Work to complete:
Retype nothing but the lines from the start of the material up to and including the line with "from matplotlib.ticker import". Pictures don't belong in the copy.

-- Start Data --

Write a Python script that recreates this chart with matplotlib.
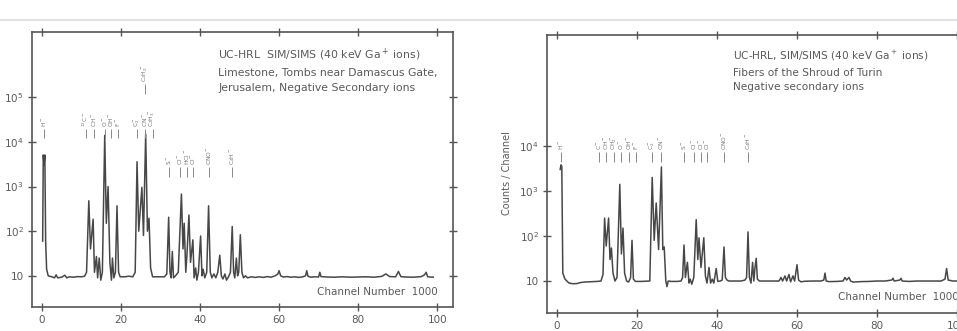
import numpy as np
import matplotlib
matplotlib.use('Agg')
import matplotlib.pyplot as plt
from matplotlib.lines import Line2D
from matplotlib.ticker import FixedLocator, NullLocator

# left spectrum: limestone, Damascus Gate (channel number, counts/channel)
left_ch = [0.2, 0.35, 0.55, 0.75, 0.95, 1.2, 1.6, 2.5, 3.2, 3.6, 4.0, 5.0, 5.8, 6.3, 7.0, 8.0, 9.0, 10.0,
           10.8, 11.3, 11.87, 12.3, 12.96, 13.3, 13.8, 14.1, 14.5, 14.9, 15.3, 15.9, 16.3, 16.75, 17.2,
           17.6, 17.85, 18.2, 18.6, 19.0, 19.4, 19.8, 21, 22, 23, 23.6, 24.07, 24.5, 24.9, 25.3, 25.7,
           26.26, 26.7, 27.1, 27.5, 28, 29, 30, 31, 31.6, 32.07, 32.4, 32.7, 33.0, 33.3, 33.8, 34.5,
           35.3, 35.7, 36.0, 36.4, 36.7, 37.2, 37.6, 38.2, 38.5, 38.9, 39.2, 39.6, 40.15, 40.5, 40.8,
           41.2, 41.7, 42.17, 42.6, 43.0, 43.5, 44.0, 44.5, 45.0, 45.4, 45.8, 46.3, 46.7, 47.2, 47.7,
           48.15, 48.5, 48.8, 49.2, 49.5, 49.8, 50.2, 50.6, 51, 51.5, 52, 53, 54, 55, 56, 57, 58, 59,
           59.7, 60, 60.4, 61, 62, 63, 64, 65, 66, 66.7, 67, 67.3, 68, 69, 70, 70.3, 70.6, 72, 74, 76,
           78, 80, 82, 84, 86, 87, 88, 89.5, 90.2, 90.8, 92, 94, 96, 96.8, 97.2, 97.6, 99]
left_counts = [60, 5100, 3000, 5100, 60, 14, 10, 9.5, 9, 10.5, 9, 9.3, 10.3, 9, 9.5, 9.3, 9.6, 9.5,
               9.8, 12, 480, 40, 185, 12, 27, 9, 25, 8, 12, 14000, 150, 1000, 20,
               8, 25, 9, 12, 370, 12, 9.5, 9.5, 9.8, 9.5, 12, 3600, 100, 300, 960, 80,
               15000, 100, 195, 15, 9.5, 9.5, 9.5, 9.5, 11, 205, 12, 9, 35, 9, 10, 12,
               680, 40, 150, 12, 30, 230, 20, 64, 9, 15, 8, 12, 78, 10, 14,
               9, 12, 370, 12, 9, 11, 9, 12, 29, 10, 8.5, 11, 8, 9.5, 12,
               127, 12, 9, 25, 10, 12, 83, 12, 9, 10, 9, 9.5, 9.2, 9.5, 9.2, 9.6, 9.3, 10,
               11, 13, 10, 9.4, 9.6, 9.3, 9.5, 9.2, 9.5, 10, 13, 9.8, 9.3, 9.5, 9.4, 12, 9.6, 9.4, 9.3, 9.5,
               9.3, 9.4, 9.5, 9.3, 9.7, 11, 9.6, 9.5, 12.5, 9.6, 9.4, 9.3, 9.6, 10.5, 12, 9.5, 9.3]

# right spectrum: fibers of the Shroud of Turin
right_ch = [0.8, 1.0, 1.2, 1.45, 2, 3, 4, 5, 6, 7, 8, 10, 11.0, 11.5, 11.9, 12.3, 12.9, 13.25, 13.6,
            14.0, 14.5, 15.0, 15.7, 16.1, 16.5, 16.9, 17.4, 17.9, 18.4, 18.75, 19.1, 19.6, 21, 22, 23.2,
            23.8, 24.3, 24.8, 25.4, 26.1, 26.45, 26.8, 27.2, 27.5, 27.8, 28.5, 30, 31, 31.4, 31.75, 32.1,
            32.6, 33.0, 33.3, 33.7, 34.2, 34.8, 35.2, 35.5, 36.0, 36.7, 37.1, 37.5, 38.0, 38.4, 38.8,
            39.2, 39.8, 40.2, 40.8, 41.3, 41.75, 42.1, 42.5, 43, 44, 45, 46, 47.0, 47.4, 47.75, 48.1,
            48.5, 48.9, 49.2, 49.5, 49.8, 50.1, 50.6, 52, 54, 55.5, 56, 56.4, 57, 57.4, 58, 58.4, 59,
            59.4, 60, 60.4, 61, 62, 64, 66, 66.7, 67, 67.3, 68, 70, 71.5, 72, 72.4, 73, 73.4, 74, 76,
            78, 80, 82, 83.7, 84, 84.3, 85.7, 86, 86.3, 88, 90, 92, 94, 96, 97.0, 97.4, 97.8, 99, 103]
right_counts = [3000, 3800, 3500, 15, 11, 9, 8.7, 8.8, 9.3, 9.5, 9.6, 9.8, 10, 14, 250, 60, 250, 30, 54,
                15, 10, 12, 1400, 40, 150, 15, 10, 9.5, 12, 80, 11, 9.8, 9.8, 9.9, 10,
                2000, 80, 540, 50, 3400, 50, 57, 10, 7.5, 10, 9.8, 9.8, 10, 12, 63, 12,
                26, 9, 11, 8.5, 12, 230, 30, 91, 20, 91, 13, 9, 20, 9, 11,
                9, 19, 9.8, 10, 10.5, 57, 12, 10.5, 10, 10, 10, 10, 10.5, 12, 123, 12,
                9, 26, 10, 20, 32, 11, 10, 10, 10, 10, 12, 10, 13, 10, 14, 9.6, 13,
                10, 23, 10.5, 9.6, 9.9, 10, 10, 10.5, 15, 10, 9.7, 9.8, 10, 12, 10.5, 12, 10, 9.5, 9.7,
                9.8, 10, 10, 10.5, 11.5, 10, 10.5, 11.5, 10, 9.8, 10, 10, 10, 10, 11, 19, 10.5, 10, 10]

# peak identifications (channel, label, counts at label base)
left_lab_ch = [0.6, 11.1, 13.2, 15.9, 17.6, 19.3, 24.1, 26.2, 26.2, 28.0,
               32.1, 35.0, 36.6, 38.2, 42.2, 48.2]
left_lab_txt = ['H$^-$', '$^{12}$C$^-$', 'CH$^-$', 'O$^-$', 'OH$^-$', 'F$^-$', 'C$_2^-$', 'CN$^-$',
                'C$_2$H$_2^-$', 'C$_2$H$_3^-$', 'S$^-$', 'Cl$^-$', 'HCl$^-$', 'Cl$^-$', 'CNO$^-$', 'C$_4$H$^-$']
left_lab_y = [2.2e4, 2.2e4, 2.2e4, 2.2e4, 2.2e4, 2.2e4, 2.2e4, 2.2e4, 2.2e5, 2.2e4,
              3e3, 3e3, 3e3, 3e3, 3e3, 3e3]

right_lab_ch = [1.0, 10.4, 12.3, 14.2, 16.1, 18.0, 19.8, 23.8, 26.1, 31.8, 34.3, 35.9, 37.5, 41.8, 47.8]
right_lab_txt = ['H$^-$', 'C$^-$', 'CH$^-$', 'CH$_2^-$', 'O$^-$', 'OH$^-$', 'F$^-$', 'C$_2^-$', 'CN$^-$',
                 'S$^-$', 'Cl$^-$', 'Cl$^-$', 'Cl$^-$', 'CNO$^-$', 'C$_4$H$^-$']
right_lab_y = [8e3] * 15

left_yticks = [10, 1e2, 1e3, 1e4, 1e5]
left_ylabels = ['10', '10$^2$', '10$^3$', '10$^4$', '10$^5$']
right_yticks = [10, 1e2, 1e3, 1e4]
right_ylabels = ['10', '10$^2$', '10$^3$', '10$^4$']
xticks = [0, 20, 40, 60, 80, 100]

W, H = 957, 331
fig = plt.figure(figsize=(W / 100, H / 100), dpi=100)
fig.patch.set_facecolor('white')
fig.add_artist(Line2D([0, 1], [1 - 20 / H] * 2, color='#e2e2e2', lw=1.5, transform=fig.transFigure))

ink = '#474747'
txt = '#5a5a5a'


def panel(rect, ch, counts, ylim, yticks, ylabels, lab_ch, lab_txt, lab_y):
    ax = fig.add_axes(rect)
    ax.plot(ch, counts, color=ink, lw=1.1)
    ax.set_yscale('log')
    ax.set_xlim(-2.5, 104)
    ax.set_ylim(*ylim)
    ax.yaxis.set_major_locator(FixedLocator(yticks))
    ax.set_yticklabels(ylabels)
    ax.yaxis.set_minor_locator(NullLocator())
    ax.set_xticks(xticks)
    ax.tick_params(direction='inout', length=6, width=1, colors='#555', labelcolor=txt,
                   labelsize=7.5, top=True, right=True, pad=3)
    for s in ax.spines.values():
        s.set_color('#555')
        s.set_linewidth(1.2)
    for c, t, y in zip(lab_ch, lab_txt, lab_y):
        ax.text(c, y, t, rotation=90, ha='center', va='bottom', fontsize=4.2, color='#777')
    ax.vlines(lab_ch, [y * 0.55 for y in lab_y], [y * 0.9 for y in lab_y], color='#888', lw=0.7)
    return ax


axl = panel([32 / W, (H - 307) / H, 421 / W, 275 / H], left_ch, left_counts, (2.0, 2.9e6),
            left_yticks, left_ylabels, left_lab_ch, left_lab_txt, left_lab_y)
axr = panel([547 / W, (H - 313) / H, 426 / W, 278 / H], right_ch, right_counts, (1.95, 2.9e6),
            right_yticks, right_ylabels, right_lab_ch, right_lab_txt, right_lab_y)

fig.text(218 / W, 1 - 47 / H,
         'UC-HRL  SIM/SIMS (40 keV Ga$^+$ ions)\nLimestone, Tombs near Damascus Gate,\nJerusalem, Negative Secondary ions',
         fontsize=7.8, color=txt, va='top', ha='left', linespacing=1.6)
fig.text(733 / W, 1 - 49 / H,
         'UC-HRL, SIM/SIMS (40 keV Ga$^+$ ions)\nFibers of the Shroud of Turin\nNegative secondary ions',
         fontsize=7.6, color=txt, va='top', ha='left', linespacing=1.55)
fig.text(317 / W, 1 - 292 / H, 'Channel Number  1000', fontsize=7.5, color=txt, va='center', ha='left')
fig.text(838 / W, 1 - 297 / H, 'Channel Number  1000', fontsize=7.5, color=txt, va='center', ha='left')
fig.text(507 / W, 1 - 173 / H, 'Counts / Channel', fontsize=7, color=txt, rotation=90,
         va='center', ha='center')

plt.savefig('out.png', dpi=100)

-- End Data --

Output below:
Write a Python script that recreates this chart with matplotlib.
import numpy as np
import matplotlib
matplotlib.use('Agg')
import matplotlib.pyplot as plt
from matplotlib.lines import Line2D
from matplotlib.ticker import FixedLocator, NullLocator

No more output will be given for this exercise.